The things I’ve been drawing are really variations of the themes mentioned above; iterations of overlapping circles, and as I’ve been making new drawings, I’ve been slowly increasing the complexity, sort of testing the limits of what I can do. A lot of it, more recently, has been inflected by the additional motif of the four (or five) classical elements (again, depending on which tradition one is aligning with) of air, fire, earth, and water (and sometimes “æther” or “spirit” or whatever). I’m not religious, and in fact I consider myself an atheist, but the symbology resonates with me. The ontological / cosmological / epistemological questions we all have are ever-present and the world and everything in it are manifestations of the questions, and at the same time, partial answers to those questions.

The universe is, simultaneously, mystery and revelation.

I sit at my desk and draw, stepping out circles, circumscribing questions, demarcating answers. The pencil makes a satisfying scrape across the paper when traveling along a straightedge connecting vertices, and a soft shushing when shading in a section.

My father was really good at math—he was an Engineer working for the Long Island Lighting Company (subsequently LIPA, KeySpan energy) for most of my childhood. He was involved in the design of the Shoreham Nuclear Power Plant, and took me there as a child to see it, both during construction and later, when it was undergoing initial testing. It was as cool as you might imagine.

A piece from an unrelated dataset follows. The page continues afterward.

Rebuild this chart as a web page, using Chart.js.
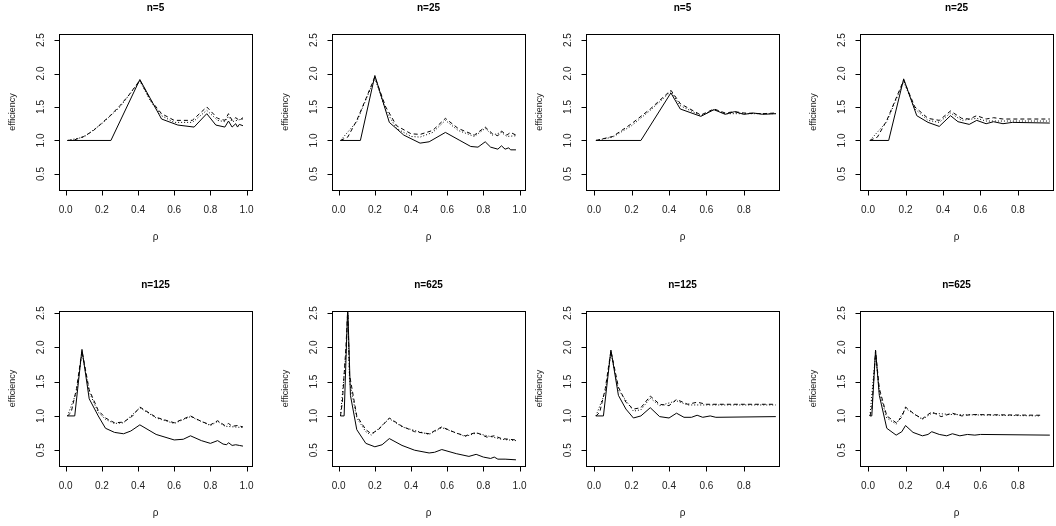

Robert Sherwood (dad) at Drawing Board

I have his old drafting materials now; high-end German compasses, triangles, an eraser-shield, a slide rule, Vernier calipers (not quite a drafting tool, admittedly), all sorts of stuff. He taught me to use a compass when I was ten or so. I remember him guiding my hand, showing me how to draw “flowers” using the compass, stepping out the angles of the circle using its radius, then connecting the six sections with arcs. I remember my amazement at how . . . exact it was, and how elegant.

One of dad's compass sets.

That was a beginning, a brief moment of satori, a little flash of insight. It was a seed, a spark, an exposure, illuminating that which lies behind or under the plain truth of things.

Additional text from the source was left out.